Anthony Summers - who lives in Ireland - spent five years researching this book and carried out over 1,000 interviews; there are no less than 120 pages of detailed source notes. It is a commendable achievement, although it is not without shortcomings. The structure is loose. The coverage of political events is uneven. The resignation in disgrace of vice-president Spiro Agnew gets a total of 11 lines. Nixon, we are told, had wanted rid of him anyhow but we're not told why. The granting of a pardon to Nixon by President Ford (which certainly saved him from a trial and perhaps even the slammer) is disposed of in six lines, even though it was a decision that drove the then popular Ford out of favour and out of office. This is not a book for serious students of politics.

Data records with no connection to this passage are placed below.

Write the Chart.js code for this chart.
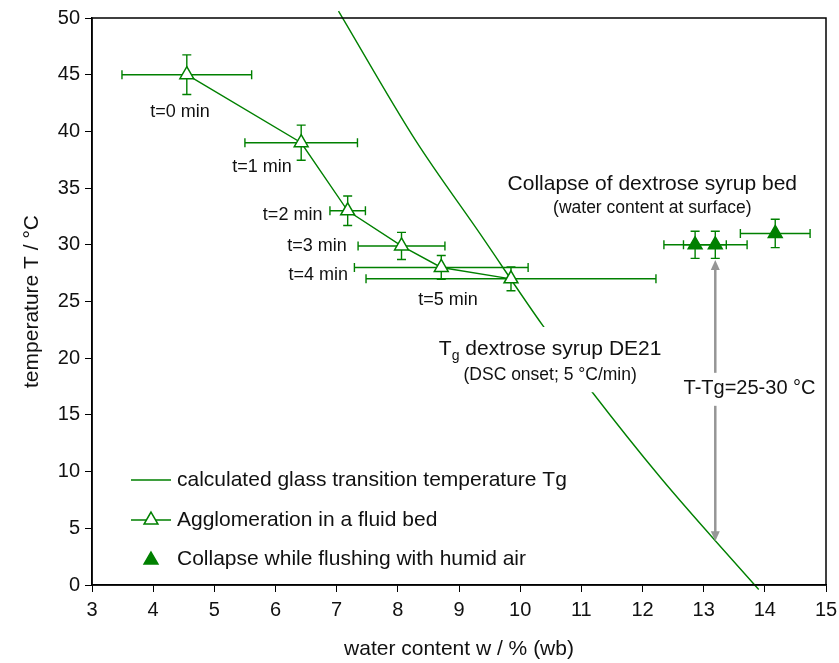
<!DOCTYPE html>
<html>
<head>
<meta charset="utf-8">
<script src="https://cdn.jsdelivr.net/npm/chart.js@4.4.1/dist/chart.umd.min.js"></script>
<style>
  html, body { margin: 0; padding: 0; background: #fff; }
  #wrap { width: 839px; height: 663px; }
</style>
</head>
<body>
<div id="wrap"><canvas id="chart" width="839" height="663"></canvas></div>
<script>
// calculated glass transition temperature (water content %, temperature °C)
const tgWater = [7.03, 8.29, 9.34, 10.38, 11.18, 12.29, 13.19, 13.9];
const tgTemp = [50.6, 39.2, 31.0, 22.8, 17.0, 9.5, 3.9, -0.4];

// agglomeration in a fluid bed, t = 0..5 min
const aggWater = [4.55, 6.42, 7.18, 8.06, 8.71, 9.85];
const aggTemp = [45.0, 39.0, 33.0, 29.9, 28.0, 27.0];
const aggWaterErr = [1.06, 0.92, 0.29, 0.71, 1.42, 2.37];
const aggTempErr = [1.75, 1.55, 1.3, 1.2, 1.05, 1.05];
const aggLabels = ['t=0 min', 't=1 min', 't=2 min', 't=3 min', 't=4 min', 't=5 min'];

// collapse while flushing with humid air
const colWater = [12.86, 13.19, 14.17];
const colTemp = [30.0, 30.0, 31.0];
const colWaterErr = [0.51, 0.52, 0.57];
const colTempErr = [1.2, 1.2, 1.25];

const xTickValues = [3, 4, 5, 6, 7, 8, 9, 10, 11, 12, 13, 14, 15];
const yTickValues = [0, 5, 10, 15, 20, 25, 30, 35, 40, 45, 50];

const GREEN = '#008000';
const FONT = "'Liberation Sans', Arial, sans-serif";

// where the point labels sit (data units)
const aggLabelPos = [[4.44, 41.7], [5.78, 36.9], [6.28, 32.6], [6.68, 29.9], [6.70, 27.3], [8.82, 25.1]];

function toPoints(xs, ys) {
    return xs.map((v, i) => ({ x: v, y: ys[i] }));
}

function triangle(ctx, x, y, r) {
    ctx.beginPath();
    ctx.moveTo(x, y - r);
    ctx.lineTo(x + 0.866 * r, y + 0.5 * r);
    ctx.lineTo(x - 0.866 * r, y + 0.5 * r);
    ctx.closePath();
}

const errorBars = {
    id: 'errorBars',
    beforeDatasetsDraw(chart) {
        const { ctx, scales: { x, y } } = chart;
        const cap = 4.5;
        chart.data.datasets.forEach((ds) => {
            if (!ds.errX) return;
            ctx.save();
            ctx.strokeStyle = ds.borderColor;
            ctx.lineWidth = 1.4;
            ds.data.forEach((p, j) => {
                const px = x.getPixelForValue(p.x);
                const py = y.getPixelForValue(p.y);
                const x0 = x.getPixelForValue(p.x - ds.errX[j]);
                const x1 = x.getPixelForValue(p.x + ds.errX[j]);
                const y0 = y.getPixelForValue(p.y - ds.errY[j]);
                const y1 = y.getPixelForValue(p.y + ds.errY[j]);
                ctx.beginPath();
                ctx.moveTo(x0, py); ctx.lineTo(x1, py);
                ctx.moveTo(x0, py - cap); ctx.lineTo(x0, py + cap);
                ctx.moveTo(x1, py - cap); ctx.lineTo(x1, py + cap);
                ctx.moveTo(px, y0); ctx.lineTo(px, y1);
                ctx.moveTo(px - cap, y0); ctx.lineTo(px + cap, y0);
                ctx.moveTo(px - cap, y1); ctx.lineTo(px + cap, y1);
                ctx.stroke();
            });
            ctx.restore();
        });
    }
};

const frame = {
    id: 'frame',
    afterDraw(chart) {
        const { ctx, chartArea: a } = chart;
        ctx.save();
        ctx.strokeStyle = '#000';
        ctx.lineWidth = 1.5;
        ctx.strokeRect(a.left, a.top, a.right - a.left, a.bottom - a.top);
        ctx.restore();
    }
};

const annotations = {
    id: 'annotations',
    afterDatasetsDraw(chart) {
        const { ctx, scales: { x, y } } = chart;
        ctx.save();
        ctx.textBaseline = 'middle';
        ctx.textAlign = 'center';
        ctx.fillStyle = '#111';

        // t = n min labels
        ctx.font = '18px ' + FONT;
        aggLabels.forEach((t, i) => {
            ctx.fillText(t, x.getPixelForValue(aggLabelPos[i][0]), y.getPixelForValue(aggLabelPos[i][1]));
        });

        // collapse heading
        const cx = x.getPixelForValue(12.16);
        ctx.font = '21px ' + FONT;
        ctx.fillText('Collapse of dextrose syrup bed', cx, y.getPixelForValue(35.3));
        ctx.font = '17.5px ' + FONT;
        ctx.fillText('(water content at surface)', cx, y.getPixelForValue(33.2));

        // Tg label with white box over the line
        const tx = x.getPixelForValue(10.49);
        const ty1 = y.getPixelForValue(20.9);
        const ty2 = y.getPixelForValue(18.5);
        ctx.font = '21px ' + FONT;
        const wT = ctx.measureText('T').width;
        const wRest = ctx.measureText(' dextrose syrup DE21').width;
        ctx.font = '14px ' + FONT;
        const wg = ctx.measureText('g').width;
        const total = wT + wg + wRest;
        ctx.fillStyle = '#fff';
        ctx.fillRect(tx - total / 2 - 6, ty1 - 21, total + 12, ty2 - ty1 + 38);
        ctx.fillStyle = '#111';
        ctx.textAlign = 'left';
        ctx.textBaseline = 'alphabetic';
        let sx = tx - total / 2;
        ctx.font = '21px ' + FONT;
        ctx.fillText('T', sx, ty1 + 7.5);
        sx += wT;
        ctx.font = '14px ' + FONT;
        ctx.fillText('g', sx, ty1 + 12);
        sx += wg;
        ctx.font = '21px ' + FONT;
        ctx.fillText(' dextrose syrup DE21', sx, ty1 + 7.5);
        ctx.textAlign = 'center';
        ctx.textBaseline = 'middle';
        ctx.font = '17.5px ' + FONT;
        ctx.fillText('(DSC onset; 5 \u00B0C/min)', tx, ty2);

        // T-Tg arrow
        const ax = x.getPixelForValue(13.19);
        const aTop = y.getPixelForValue(28.65);
        const aBot = y.getPixelForValue(3.85);
        const head = 10, hw = 4.5;
        ctx.strokeStyle = '#969696';
        ctx.fillStyle = '#969696';
        ctx.lineWidth = 2.5;
        ctx.beginPath();
        ctx.moveTo(ax, aTop + head - 1);
        ctx.lineTo(ax, aBot - head + 1);
        ctx.stroke();
        ctx.beginPath();
        ctx.moveTo(ax, aTop); ctx.lineTo(ax + hw, aTop + head); ctx.lineTo(ax - hw, aTop + head);
        ctx.closePath(); ctx.fill();
        ctx.beginPath();
        ctx.moveTo(ax, aBot); ctx.lineTo(ax + hw, aBot - head); ctx.lineTo(ax - hw, aBot - head);
        ctx.closePath(); ctx.fill();

        const lx = x.getPixelForValue(13.75);
        const ly = y.getPixelForValue(17.3);
        ctx.font = '20px ' + FONT;
        const lw = ctx.measureText('T-Tg=25-30 \u00B0C').width;
        ctx.fillStyle = '#fff';
        ctx.fillRect(lx - lw / 2 - 3, ly - 16, lw + 6, 33);
        ctx.fillStyle = '#111';
        ctx.fillText('T-Tg=25-30 \u00B0C', lx, ly);

        // legend
        const lgX = 131, lgText = 177;
        const rows = [480, 520, 559];
        ctx.textAlign = 'left';
        ctx.font = '21px ' + FONT;
        ctx.strokeStyle = GREEN;
        ctx.lineWidth = 1.4;
        ctx.beginPath();
        ctx.moveTo(lgX, rows[0]); ctx.lineTo(lgX + 40, rows[0]);
        ctx.moveTo(lgX, rows[1]); ctx.lineTo(lgX + 40, rows[1]);
        ctx.stroke();
        ctx.fillStyle = '#fff';
        ctx.lineWidth = 1.5;
        triangle(ctx, lgX + 20, rows[1], 8);
        ctx.fill(); ctx.stroke();
        ctx.fillStyle = GREEN;
        triangle(ctx, lgX + 20, rows[2] + 1, 8);
        ctx.fill(); ctx.stroke();
        ctx.fillStyle = '#111';
        ctx.fillText('calculated glass transition temperature Tg', lgText, rows[0]);
        ctx.fillText('Agglomeration in a fluid bed', lgText, rows[1]);
        ctx.fillText('Collapse while flushing with humid air', lgText, rows[2]);
        ctx.restore();
    }
};

const ctx = document.getElementById('chart').getContext('2d');
new Chart(ctx, {
    type: 'scatter',
    data: {
        datasets: [
            {
                label: 'Collapse while flushing with humid air',
                data: toPoints(colWater, colTemp),
                errX: colWaterErr,
                errY: colTempErr,
                borderColor: GREEN,
                backgroundColor: GREEN,
                pointStyle: 'triangle',
                pointRadius: 8,
                pointBorderWidth: 1.5,
                showLine: false
            },
            {
                label: 'Agglomeration in a fluid bed',
                data: toPoints(aggWater, aggTemp),
                errX: aggWaterErr,
                errY: aggTempErr,
                borderColor: GREEN,
                backgroundColor: '#fff',
                pointStyle: 'triangle',
                pointRadius: 8,
                pointBorderWidth: 1.5,
                borderWidth: 1.4,
                showLine: true
            },
            {
                label: 'calculated glass transition temperature Tg',
                data: toPoints(tgWater, tgTemp),
                borderColor: GREEN,
                borderWidth: 1.4,
                pointRadius: 0,
                showLine: true,
                cubicInterpolationMode: 'monotone',
                clip: false
            }
        ]
    },
    options: {
        responsive: false,
        animation: false,
        events: [],
        layout: { padding: { top: 18, right: 13, left: 0, bottom: 0 } },
        plugins: {
            legend: { display: false },
            tooltip: { enabled: false }
        },
        scales: {
            x: {
                type: 'linear',
                min: 3,
                max: 15,
                afterBuildTicks: (s) => { s.ticks = xTickValues.map(v => ({ value: v })); },
                afterFit: (s) => { s.height = 78; s.paddingLeft = 0; s.paddingRight = 0; },
                grid: { drawOnChartArea: false, drawTicks: true, tickLength: 7, color: '#000' },
                border: { display: true, color: '#000', width: 1.5 },
                ticks: { color: '#111', padding: 6, font: { size: 20, family: FONT } },
                title: {
                    display: true,
                    text: 'water content w / % (wb)',
                    color: '#111',
                    font: { size: 21, family: FONT },
                    padding: { top: 0, bottom: 1 }
                }
            },
            y: {
                type: 'linear',
                min: 0,
                max: 50,
                afterBuildTicks: (s) => { s.ticks = yTickValues.map(v => ({ value: v })); },
                afterFit: (s) => { s.width = 92; s.paddingTop = 0; s.paddingBottom = 0; },
                grid: { drawOnChartArea: false, drawTicks: true, tickLength: 7, color: '#000' },
                border: { display: true, color: '#000', width: 1.5 },
                ticks: { color: '#111', padding: 5, font: { size: 20, family: FONT } },
                title: {
                    display: true,
                    text: 'temperature T / \u00B0C',
                    color: '#111',
                    font: { size: 21, family: FONT },
                    padding: { top: 20, bottom: 0 }
                }
            }
        }
    },
    plugins: [errorBars, annotations, frame]
});
</script>
</body>
</html>
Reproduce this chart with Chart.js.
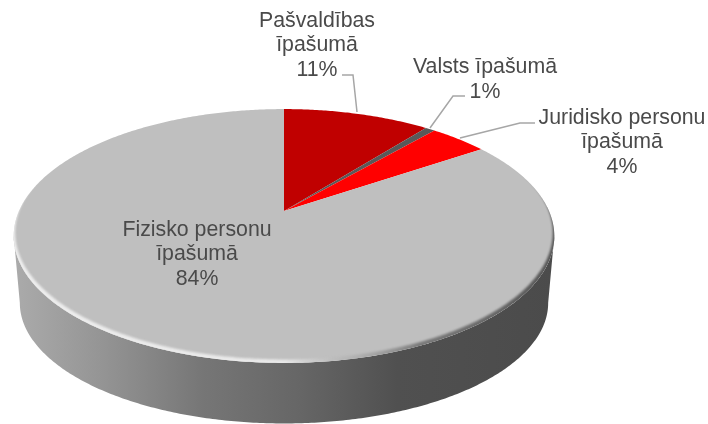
<!DOCTYPE html>
<html><head><meta charset="utf-8">
<style>html,body{margin:0;padding:0;background:#fff}#w{position:relative;width:708px;height:424px}</style>
<script src="https://cdn.jsdelivr.net/npm/chart.js@4"></script></head>
<body><div id="w"><canvas id="c" width="708" height="424"></canvas></div>
<script>
const categories=["Pašvaldības īpašumā","Valsts īpašumā","Juridisko personu īpašumā","Fizisko personu īpašumā"];
const values=[10.6,0.7,4.2,84.4];
const colors=["#C00000","#595959","#FF0000","#BFBFBF"];
const labelLines=[["Pašvaldības","īpašumā","11%"],["Valsts īpašumā","1%"],["Juridisko personu","īpašumā","4%"],["Fizisko personu","īpašumā","84%"]];
const labelPos=[[317,21],[485,67.5],[622,118],[197,230]];
const leaders=[[[342,75],[353,75],[357,112]],[[465,96],[453,96],[430,128]],[[535,123],[520,123],[460,138]]];

const topP={cx:284,cy:211,rx:265,ry:122,k:0.197};
const botP={cx:284,cy:279,rx:259,ry:116,k:0.197};
const bevelP={cx:284,cy:207.5,rx:263.5,ry:122,k:0.197};
function proj(p,u,v){const w=1+p.k*v;return [p.cx+p.rx*u/w,p.cy-p.ry*v/w];}
function outline(ctx,p,a0,a1,move){
  const n=Math.max(2,Math.ceil(Math.abs(a1-a0)/0.01));
  for(let i=0;i<=n;i++){const a=a0+(a1-a0)*i/n;const q=proj(p,Math.cos(a),-Math.sin(a));
    if(i===0&&move)ctx.moveTo(q[0],q[1]);else ctx.lineTo(q[0],q[1]);}
}
const pie3d={id:'pie3d',
  beforeDatasetsDraw(chart){
    const ctx=chart.ctx,arcs=chart.getDatasetMeta(0).data;
    ctx.save();
    const g=ctx.createLinearGradient(13,0,555,0);
    g.addColorStop(0,'#ABABAB');g.addColorStop(0.16,'#959595');g.addColorStop(0.35,'#767676');
    g.addColorStop(0.53,'#666666');g.addColorStop(0.71,'#505050');g.addColorStop(1,'#4B4B4B');
    ctx.fillStyle=g;ctx.beginPath();
    const w=Math.asin(topP.k);
    const s=proj(topP,-Math.cos(w),-Math.sin(w));
    ctx.moveTo(s[0],s[1]);outline(ctx,botP,Math.PI-w,w,false);
    outline(ctx,topP,w,Math.PI-w,false);ctx.closePath();ctx.fill();
    arcs.forEach((arc,i)=>{
      ctx.beginPath();const o=proj(topP,0,0);ctx.moveTo(o[0],o[1]);
      outline(ctx,topP,arc.startAngle,arc.endAngle,false);ctx.closePath();
      ctx.fillStyle=arc.options.backgroundColor;ctx.fill();
    });
    ctx.save();ctx.beginPath();outline(ctx,topP,0,Math.PI*2,true);ctx.closePath();ctx.clip();
    const h=ctx.createLinearGradient(13,0,555,0);
    h.addColorStop(0,'rgba(240,240,240,.95)');h.addColorStop(0.5,'rgba(240,240,240,.85)');
    h.addColorStop(0.62,'rgba(170,170,170,.5)');h.addColorStop(0.75,'rgba(105,105,105,.8)');h.addColorStop(1,'rgba(85,85,85,1)');
    ctx.fillStyle=h;ctx.filter='blur(1px)';
    ctx.beginPath();ctx.rect(0,0,708,424);outline(ctx,bevelP,0,Math.PI*2,true);ctx.closePath();ctx.fill('evenodd');
    ctx.restore();
    ctx.restore();
    return false;
  },
  afterDraw(chart){
    const ctx=chart.ctx;ctx.save();
    ctx.strokeStyle='#A6A6A6';ctx.lineWidth=1.5;
    leaders.forEach(l=>{ctx.beginPath();l.forEach((q,i)=>i?ctx.lineTo(q[0],q[1]):ctx.moveTo(q[0],q[1]));ctx.stroke();});
    ctx.fillStyle='#4A4A4A';ctx.font='21.3px "Liberation Sans",Arial,sans-serif';
    ctx.textAlign='center';ctx.textBaseline='middle';
    labelLines.forEach((ls,i)=>ls.forEach((t,j)=>ctx.fillText(t,labelPos[i][0],labelPos[i][1]+j*24.6)));
    ctx.restore();
  }
};
new Chart(document.getElementById('c'),{type:'pie',
  data:{labels:categories,datasets:[{data:values,backgroundColor:colors,borderWidth:0}]},
  options:{responsive:false,animation:false,plugins:{legend:{display:false},tooltip:{enabled:false}}},
  plugins:[pie3d]});
</script></body></html>
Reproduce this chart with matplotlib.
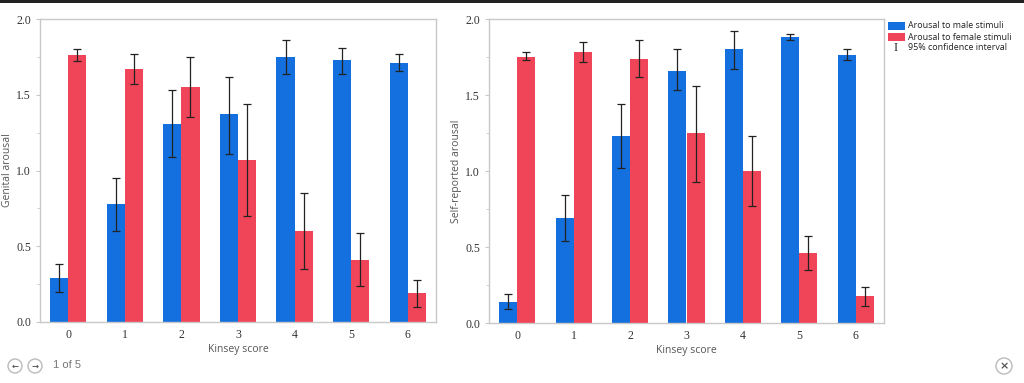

Nor is it, perhaps, a book for anyone who saw anything worthwhile in Nixon's presidency. Nixon was the most intelligent US president since the second World War. He applied that intelligence astutely to foreign affairs, and scored epoch-making triumphs in the nuclear arms reduction agreement with the Soviet Union and the diplomatic breakthrough with China. Mr Summers records the achievements but will not recognise their import. Nixon, according to the Democratic Party senator Daniel Pat Moynihan, was the most liberal incumbent of the Oval Office for a generation. It is an arguable thesis - but that Nixon is not remotely identifiable in this unashamedly partisan biography.
Summers has written a racy, digestible book which fairly gallops along. His exhaustive research shines a bright beam into the dark corners of Nixon's makeup and his machinations. The subtitle could just as easily have been Nixon, the Case Against; nevertheless, it is a compelling read which will appeal to a wide audience.